* _The request_
Lines holding the string "script" are the ones to copy; find them all in the data.

* _Material for the task_

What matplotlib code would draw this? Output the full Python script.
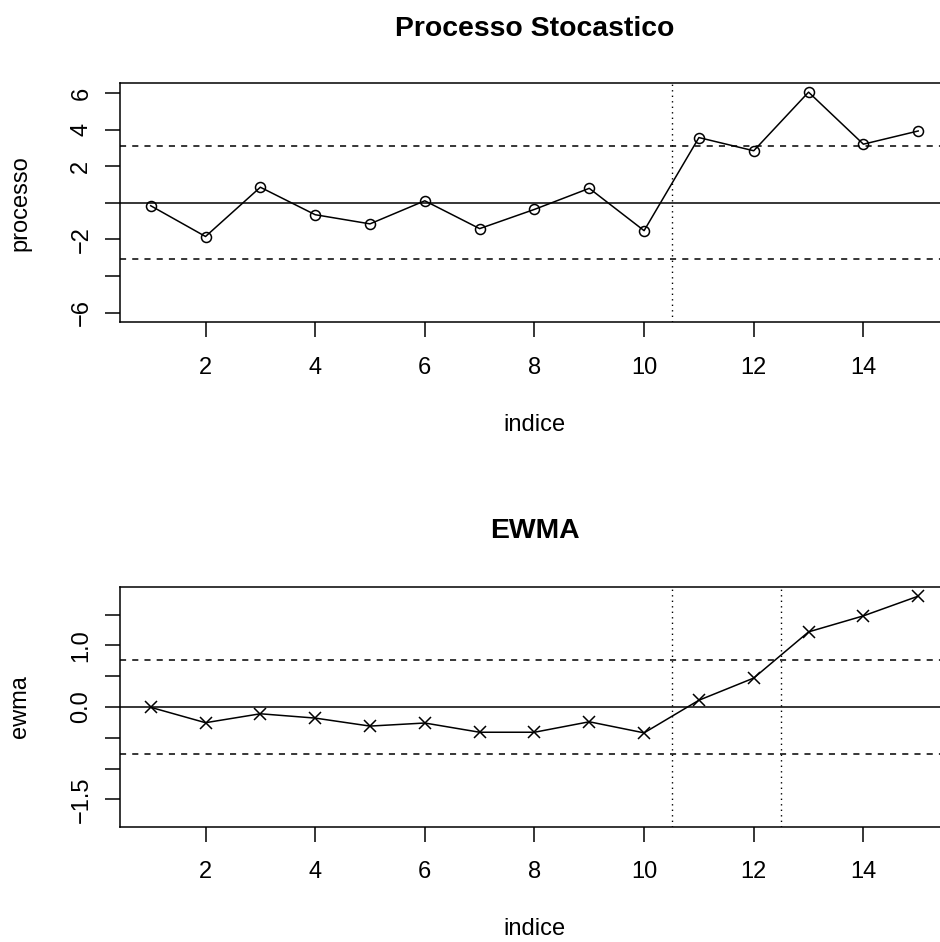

* * *

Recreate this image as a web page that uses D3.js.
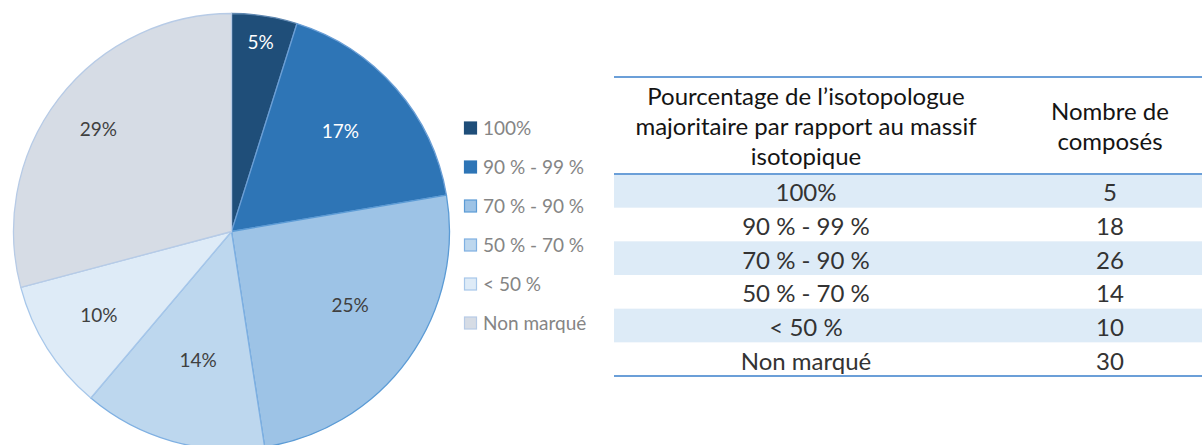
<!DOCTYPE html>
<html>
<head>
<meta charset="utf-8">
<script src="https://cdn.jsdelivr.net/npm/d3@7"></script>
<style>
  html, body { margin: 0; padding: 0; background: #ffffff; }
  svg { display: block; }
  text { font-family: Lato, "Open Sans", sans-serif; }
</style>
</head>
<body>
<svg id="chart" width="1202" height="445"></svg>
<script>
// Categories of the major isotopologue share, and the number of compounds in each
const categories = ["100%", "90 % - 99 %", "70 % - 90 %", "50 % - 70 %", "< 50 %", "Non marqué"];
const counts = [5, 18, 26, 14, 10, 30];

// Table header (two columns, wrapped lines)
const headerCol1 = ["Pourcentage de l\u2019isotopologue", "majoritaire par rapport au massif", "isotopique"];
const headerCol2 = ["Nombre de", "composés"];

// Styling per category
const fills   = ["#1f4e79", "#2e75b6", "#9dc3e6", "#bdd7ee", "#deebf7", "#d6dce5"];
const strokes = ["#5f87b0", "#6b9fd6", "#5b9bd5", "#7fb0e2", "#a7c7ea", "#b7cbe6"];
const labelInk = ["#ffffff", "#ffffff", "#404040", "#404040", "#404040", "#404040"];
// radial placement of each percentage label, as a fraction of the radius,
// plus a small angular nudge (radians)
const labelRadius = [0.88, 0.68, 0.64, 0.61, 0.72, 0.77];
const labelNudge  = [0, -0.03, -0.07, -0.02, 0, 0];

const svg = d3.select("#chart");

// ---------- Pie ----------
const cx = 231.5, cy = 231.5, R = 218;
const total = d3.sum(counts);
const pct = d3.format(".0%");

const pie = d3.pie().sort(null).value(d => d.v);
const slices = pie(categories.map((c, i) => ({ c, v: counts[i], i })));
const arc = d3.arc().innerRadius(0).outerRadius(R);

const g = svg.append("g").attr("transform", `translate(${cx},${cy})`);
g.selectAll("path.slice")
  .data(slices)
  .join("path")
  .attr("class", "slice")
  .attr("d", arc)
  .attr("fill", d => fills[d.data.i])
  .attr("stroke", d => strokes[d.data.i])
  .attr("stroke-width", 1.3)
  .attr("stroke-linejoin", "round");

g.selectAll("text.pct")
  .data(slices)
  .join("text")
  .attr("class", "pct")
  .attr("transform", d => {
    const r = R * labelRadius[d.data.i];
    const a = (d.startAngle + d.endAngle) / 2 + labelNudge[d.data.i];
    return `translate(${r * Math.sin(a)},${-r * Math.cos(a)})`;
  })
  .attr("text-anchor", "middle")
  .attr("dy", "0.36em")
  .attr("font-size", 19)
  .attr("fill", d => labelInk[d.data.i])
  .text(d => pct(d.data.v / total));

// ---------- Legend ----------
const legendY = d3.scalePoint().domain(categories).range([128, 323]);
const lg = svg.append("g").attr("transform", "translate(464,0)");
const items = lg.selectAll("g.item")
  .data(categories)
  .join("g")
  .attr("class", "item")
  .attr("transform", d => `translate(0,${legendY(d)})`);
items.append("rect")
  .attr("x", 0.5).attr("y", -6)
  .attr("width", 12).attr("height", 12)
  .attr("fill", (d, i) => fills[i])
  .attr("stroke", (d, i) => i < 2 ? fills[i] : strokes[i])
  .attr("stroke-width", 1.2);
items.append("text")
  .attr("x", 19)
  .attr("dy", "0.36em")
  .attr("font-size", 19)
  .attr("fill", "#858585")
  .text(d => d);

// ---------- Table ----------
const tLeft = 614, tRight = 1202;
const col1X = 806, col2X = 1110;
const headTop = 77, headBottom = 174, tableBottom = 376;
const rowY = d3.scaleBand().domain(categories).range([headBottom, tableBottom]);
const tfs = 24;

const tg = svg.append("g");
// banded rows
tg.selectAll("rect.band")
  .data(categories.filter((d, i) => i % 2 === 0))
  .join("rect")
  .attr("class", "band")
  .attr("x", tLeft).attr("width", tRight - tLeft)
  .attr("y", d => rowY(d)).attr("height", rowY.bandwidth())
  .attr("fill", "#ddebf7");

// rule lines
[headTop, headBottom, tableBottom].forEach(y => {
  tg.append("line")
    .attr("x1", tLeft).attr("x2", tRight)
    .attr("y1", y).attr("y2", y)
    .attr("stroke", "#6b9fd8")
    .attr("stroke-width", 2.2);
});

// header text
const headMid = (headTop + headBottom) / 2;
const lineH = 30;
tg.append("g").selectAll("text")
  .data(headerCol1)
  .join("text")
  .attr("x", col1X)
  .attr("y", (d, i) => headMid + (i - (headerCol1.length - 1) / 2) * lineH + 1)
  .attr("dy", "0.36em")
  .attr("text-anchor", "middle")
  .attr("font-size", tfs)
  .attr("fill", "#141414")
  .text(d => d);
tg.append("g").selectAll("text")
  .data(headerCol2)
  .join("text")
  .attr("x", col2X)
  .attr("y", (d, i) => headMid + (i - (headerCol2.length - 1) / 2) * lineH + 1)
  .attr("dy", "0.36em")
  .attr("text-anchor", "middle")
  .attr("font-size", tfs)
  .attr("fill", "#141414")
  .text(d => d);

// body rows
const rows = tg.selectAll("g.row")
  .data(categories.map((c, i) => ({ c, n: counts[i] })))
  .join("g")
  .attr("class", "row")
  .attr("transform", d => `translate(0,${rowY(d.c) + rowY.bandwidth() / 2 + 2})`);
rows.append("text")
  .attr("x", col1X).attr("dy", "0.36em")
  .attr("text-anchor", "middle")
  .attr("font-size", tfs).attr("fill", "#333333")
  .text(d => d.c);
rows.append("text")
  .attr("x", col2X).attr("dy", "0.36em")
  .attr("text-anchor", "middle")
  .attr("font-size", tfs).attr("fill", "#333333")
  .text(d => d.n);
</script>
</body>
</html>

* _Exercise result_
What matplotlib code would draw this? Output the full Python script.
<script src="https://cdn.jsdelivr.net/npm/d3@7"></script>
<script>
</script>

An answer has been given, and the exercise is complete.